YOUR GOAL: Skip the images and return the records below exactly.
--- start of PROVIDED INFORMATION ---
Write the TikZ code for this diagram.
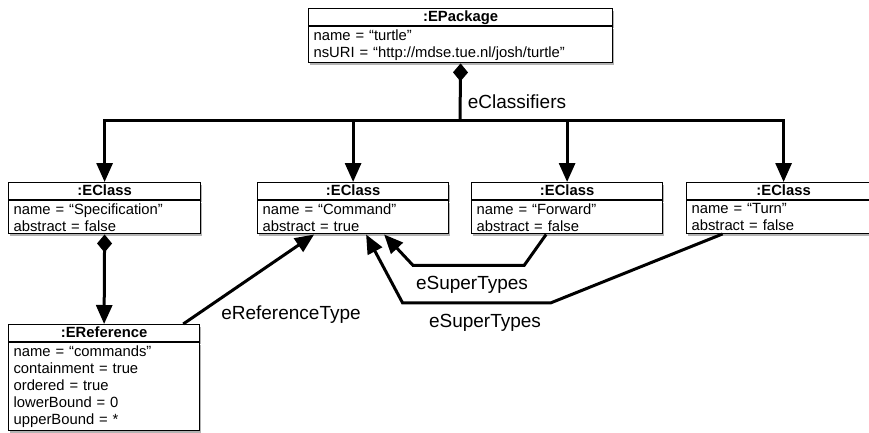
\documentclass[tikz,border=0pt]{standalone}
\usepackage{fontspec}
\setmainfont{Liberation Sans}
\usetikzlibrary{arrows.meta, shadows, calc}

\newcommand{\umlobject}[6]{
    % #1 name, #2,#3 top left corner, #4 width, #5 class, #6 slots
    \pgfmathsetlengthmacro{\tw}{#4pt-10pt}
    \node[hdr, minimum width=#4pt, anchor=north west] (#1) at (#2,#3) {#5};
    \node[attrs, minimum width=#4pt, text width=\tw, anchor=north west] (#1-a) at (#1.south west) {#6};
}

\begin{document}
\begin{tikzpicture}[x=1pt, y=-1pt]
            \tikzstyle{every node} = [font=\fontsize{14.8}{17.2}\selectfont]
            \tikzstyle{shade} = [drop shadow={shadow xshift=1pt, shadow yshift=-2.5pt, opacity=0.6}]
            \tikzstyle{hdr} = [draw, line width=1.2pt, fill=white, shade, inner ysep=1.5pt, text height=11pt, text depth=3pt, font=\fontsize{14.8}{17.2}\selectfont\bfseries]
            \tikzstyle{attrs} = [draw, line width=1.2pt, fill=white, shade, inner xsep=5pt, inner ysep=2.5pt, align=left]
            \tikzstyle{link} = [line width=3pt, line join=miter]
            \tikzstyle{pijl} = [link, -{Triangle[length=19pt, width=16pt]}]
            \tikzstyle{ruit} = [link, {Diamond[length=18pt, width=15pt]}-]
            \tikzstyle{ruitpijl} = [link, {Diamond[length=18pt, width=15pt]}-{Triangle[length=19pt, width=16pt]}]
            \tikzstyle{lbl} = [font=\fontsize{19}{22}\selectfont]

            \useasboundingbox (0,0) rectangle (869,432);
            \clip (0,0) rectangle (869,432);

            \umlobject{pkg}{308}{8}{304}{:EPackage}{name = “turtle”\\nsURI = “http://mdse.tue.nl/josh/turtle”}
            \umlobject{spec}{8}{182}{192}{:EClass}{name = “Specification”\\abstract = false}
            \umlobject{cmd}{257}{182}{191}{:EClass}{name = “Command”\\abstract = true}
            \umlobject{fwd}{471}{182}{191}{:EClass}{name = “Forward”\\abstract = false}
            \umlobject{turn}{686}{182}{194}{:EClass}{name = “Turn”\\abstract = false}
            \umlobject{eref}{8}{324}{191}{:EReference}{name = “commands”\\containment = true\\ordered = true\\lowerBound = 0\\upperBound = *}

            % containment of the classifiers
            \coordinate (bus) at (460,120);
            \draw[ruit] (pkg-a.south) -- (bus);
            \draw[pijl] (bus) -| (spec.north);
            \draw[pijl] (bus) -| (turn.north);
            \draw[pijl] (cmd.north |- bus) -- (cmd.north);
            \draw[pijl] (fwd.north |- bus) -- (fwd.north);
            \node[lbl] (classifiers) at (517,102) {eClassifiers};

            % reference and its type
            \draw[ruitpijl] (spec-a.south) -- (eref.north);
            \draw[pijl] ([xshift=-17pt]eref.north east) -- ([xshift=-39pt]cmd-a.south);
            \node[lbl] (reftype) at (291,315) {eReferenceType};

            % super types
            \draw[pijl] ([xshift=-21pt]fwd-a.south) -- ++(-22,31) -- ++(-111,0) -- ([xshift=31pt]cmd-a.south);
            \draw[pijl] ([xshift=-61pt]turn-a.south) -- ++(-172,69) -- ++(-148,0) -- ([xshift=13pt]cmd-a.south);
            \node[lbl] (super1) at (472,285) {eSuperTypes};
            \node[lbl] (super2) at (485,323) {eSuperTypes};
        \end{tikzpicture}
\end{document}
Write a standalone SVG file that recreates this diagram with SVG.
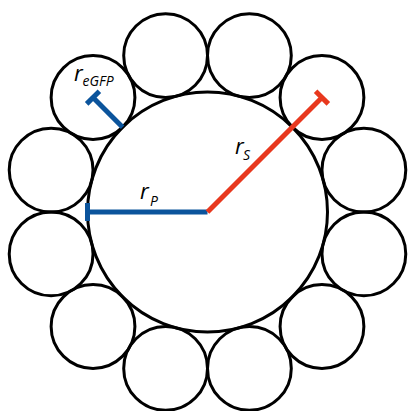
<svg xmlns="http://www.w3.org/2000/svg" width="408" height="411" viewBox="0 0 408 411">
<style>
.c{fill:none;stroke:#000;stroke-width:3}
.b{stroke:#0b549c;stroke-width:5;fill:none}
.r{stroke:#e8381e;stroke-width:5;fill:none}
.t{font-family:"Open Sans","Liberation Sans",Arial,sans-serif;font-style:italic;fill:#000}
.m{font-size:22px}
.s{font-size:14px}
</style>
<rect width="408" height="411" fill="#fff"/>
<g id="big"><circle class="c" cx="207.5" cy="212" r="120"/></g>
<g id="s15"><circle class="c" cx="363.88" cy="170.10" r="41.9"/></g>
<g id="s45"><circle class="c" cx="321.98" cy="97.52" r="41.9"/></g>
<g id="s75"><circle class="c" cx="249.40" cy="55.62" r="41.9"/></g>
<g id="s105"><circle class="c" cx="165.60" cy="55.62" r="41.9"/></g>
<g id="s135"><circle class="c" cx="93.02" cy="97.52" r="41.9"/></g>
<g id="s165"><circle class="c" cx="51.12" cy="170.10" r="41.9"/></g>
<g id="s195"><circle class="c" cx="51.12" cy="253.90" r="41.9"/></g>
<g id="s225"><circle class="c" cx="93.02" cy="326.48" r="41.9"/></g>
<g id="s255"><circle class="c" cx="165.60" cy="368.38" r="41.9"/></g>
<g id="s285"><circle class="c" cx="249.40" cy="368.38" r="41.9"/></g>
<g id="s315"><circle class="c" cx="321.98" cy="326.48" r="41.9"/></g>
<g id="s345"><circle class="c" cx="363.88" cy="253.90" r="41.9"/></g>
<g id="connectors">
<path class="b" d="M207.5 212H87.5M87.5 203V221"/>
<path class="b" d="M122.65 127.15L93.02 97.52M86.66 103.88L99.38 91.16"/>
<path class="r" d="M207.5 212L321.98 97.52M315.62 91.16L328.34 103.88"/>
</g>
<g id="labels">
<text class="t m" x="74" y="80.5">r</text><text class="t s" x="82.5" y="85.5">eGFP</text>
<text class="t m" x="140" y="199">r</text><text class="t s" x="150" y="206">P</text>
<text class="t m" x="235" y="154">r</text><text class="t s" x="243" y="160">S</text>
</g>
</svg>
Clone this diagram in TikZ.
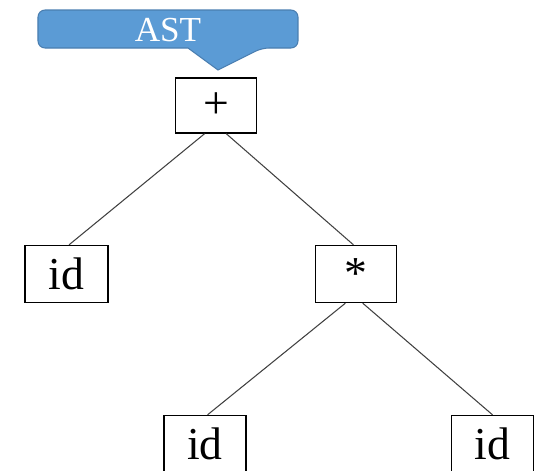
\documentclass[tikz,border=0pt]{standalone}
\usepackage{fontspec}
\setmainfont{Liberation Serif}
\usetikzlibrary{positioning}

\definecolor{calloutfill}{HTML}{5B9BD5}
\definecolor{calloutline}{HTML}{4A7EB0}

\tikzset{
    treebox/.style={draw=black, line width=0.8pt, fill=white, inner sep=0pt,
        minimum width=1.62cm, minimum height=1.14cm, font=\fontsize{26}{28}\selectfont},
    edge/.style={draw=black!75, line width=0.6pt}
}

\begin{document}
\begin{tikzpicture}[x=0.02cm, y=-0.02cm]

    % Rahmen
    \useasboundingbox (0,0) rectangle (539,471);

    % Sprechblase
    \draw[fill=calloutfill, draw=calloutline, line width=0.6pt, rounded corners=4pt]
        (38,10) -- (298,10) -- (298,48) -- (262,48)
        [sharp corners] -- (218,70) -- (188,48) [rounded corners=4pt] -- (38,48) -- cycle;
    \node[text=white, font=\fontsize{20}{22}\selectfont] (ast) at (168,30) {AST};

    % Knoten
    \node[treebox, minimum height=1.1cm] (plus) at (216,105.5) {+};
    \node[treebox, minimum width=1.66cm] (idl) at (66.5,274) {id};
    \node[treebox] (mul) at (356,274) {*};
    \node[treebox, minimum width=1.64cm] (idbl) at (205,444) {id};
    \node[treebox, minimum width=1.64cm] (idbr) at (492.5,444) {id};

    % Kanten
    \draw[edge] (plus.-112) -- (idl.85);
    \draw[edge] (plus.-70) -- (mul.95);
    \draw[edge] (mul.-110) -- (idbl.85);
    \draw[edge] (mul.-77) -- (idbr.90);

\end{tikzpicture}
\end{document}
--- end of PROVIDED INFORMATION ---
COMPLETED EXERCISE:
Write the TikZ code for this diagram.
\documentclass[tikz,border=0pt]{standalone}
\usepackage{fontspec}
\setmainfont{Liberation Sans}
\usetikzlibrary{arrows.meta, shadows, calc}

\newcommand{\umlobject}[6]{
    % #1 name, #2,#3 top left corner, #4 width, #5 class, #6 slots
    \pgfmathsetlengthmacro{\tw}{#4pt-10pt}
    \node[hdr, minimum width=#4pt, anchor=north west] (#1) at (#2,#3) {#5};
    \node[attrs, minimum width=#4pt, text width=\tw, anchor=north west] (#1-a) at (#1.south west) {#6};
}

\begin{document}
\begin{tikzpicture}[x=1pt, y=-1pt]
            \tikzstyle{every node} = [font=\fontsize{14.8}{17.2}\selectfont]
            \tikzstyle{shade} = [drop shadow={shadow xshift=1pt, shadow yshift=-2.5pt, opacity=0.6}]
            \tikzstyle{hdr} = [draw, line width=1.2pt, fill=white, shade, inner ysep=1.5pt, text height=11pt, text depth=3pt, font=\fontsize{14.8}{17.2}\selectfont\bfseries]
            \tikzstyle{attrs} = [draw, line width=1.2pt, fill=white, shade, inner xsep=5pt, inner ysep=2.5pt, align=left]
            \tikzstyle{link} = [line width=3pt, line join=miter]
            \tikzstyle{pijl} = [link, -{Triangle[length=19pt, width=16pt]}]
            \tikzstyle{ruit} = [link, {Diamond[length=18pt, width=15pt]}-]
            \tikzstyle{ruitpijl} = [link, {Diamond[length=18pt, width=15pt]}-{Triangle[length=19pt, width=16pt]}]
            \tikzstyle{lbl} = [font=\fontsize{19}{22}\selectfont]

            \useasboundingbox (0,0) rectangle (869,432);
            \clip (0,0) rectangle (869,432);

            \umlobject{pkg}{308}{8}{304}{:EPackage}{name = “turtle”\\nsURI = “http://mdse.tue.nl/josh/turtle”}
            \umlobject{spec}{8}{182}{192}{:EClass}{name = “Specification”\\abstract = false}
            \umlobject{cmd}{257}{182}{191}{:EClass}{name = “Command”\\abstract = true}
            \umlobject{fwd}{471}{182}{191}{:EClass}{name = “Forward”\\abstract = false}
            \umlobject{turn}{686}{182}{194}{:EClass}{name = “Turn”\\abstract = false}
            \umlobject{eref}{8}{324}{191}{:EReference}{name = “commands”\\containment = true\\ordered = true\\lowerBound = 0\\upperBound = *}

            % containment of the classifiers
            \coordinate (bus) at (460,120);
            \draw[ruit] (pkg-a.south) -- (bus);
            \draw[pijl] (bus) -| (spec.north);
            \draw[pijl] (bus) -| (turn.north);
            \draw[pijl] (cmd.north |- bus) -- (cmd.north);
            \draw[pijl] (fwd.north |- bus) -- (fwd.north);
            \node[lbl] (classifiers) at (517,102) {eClassifiers};

            % reference and its type
            \draw[ruitpijl] (spec-a.south) -- (eref.north);
            \draw[pijl] ([xshift=-17pt]eref.north east) -- ([xshift=-39pt]cmd-a.south);
            \node[lbl] (reftype) at (291,315) {eReferenceType};

            % super types
            \draw[pijl] ([xshift=-21pt]fwd-a.south) -- ++(-22,31) -- ++(-111,0) -- ([xshift=31pt]cmd-a.south);
            \draw[pijl] ([xshift=-61pt]turn-a.south) -- ++(-172,69) -- ++(-148,0) -- ([xshift=13pt]cmd-a.south);
            \node[lbl] (super1) at (472,285) {eSuperTypes};
            \node[lbl] (super2) at (485,323) {eSuperTypes};
        \end{tikzpicture}
\end{document}
Write a standalone SVG file that recreates this diagram with SVG.
<svg xmlns="http://www.w3.org/2000/svg" width="408" height="411" viewBox="0 0 408 411">
<style>
.c{fill:none;stroke:#000;stroke-width:3}
.b{stroke:#0b549c;stroke-width:5;fill:none}
.r{stroke:#e8381e;stroke-width:5;fill:none}
.t{font-family:"Open Sans","Liberation Sans",Arial,sans-serif;font-style:italic;fill:#000}
.m{font-size:22px}
.s{font-size:14px}
</style>
<rect width="408" height="411" fill="#fff"/>
<g id="big"><circle class="c" cx="207.5" cy="212" r="120"/></g>
<g id="s15"><circle class="c" cx="363.88" cy="170.10" r="41.9"/></g>
<g id="s45"><circle class="c" cx="321.98" cy="97.52" r="41.9"/></g>
<g id="s75"><circle class="c" cx="249.40" cy="55.62" r="41.9"/></g>
<g id="s105"><circle class="c" cx="165.60" cy="55.62" r="41.9"/></g>
<g id="s135"><circle class="c" cx="93.02" cy="97.52" r="41.9"/></g>
<g id="s165"><circle class="c" cx="51.12" cy="170.10" r="41.9"/></g>
<g id="s195"><circle class="c" cx="51.12" cy="253.90" r="41.9"/></g>
<g id="s225"><circle class="c" cx="93.02" cy="326.48" r="41.9"/></g>
<g id="s255"><circle class="c" cx="165.60" cy="368.38" r="41.9"/></g>
<g id="s285"><circle class="c" cx="249.40" cy="368.38" r="41.9"/></g>
<g id="s315"><circle class="c" cx="321.98" cy="326.48" r="41.9"/></g>
<g id="s345"><circle class="c" cx="363.88" cy="253.90" r="41.9"/></g>
<g id="connectors">
<path class="b" d="M207.5 212H87.5M87.5 203V221"/>
<path class="b" d="M122.65 127.15L93.02 97.52M86.66 103.88L99.38 91.16"/>
<path class="r" d="M207.5 212L321.98 97.52M315.62 91.16L328.34 103.88"/>
</g>
<g id="labels">
<text class="t m" x="74" y="80.5">r</text><text class="t s" x="82.5" y="85.5">eGFP</text>
<text class="t m" x="140" y="199">r</text><text class="t s" x="150" y="206">P</text>
<text class="t m" x="235" y="154">r</text><text class="t s" x="243" y="160">S</text>
</g>
</svg>
Clone this diagram in TikZ.
\documentclass[tikz,border=0pt]{standalone}
\usepackage{fontspec}
\setmainfont{Liberation Serif}
\usetikzlibrary{positioning}

\definecolor{calloutfill}{HTML}{5B9BD5}
\definecolor{calloutline}{HTML}{4A7EB0}

\tikzset{
    treebox/.style={draw=black, line width=0.8pt, fill=white, inner sep=0pt,
        minimum width=1.62cm, minimum height=1.14cm, font=\fontsize{26}{28}\selectfont},
    edge/.style={draw=black!75, line width=0.6pt}
}

\begin{document}
\begin{tikzpicture}[x=0.02cm, y=-0.02cm]

    % Rahmen
    \useasboundingbox (0,0) rectangle (539,471);

    % Sprechblase
    \draw[fill=calloutfill, draw=calloutline, line width=0.6pt, rounded corners=4pt]
        (38,10) -- (298,10) -- (298,48) -- (262,48)
        [sharp corners] -- (218,70) -- (188,48) [rounded corners=4pt] -- (38,48) -- cycle;
    \node[text=white, font=\fontsize{20}{22}\selectfont] (ast) at (168,30) {AST};

    % Knoten
    \node[treebox, minimum height=1.1cm] (plus) at (216,105.5) {+};
    \node[treebox, minimum width=1.66cm] (idl) at (66.5,274) {id};
    \node[treebox] (mul) at (356,274) {*};
    \node[treebox, minimum width=1.64cm] (idbl) at (205,444) {id};
    \node[treebox, minimum width=1.64cm] (idbr) at (492.5,444) {id};

    % Kanten
    \draw[edge] (plus.-112) -- (idl.85);
    \draw[edge] (plus.-70) -- (mul.95);
    \draw[edge] (mul.-110) -- (idbl.85);
    \draw[edge] (mul.-77) -- (idbr.90);

\end{tikzpicture}
\end{document}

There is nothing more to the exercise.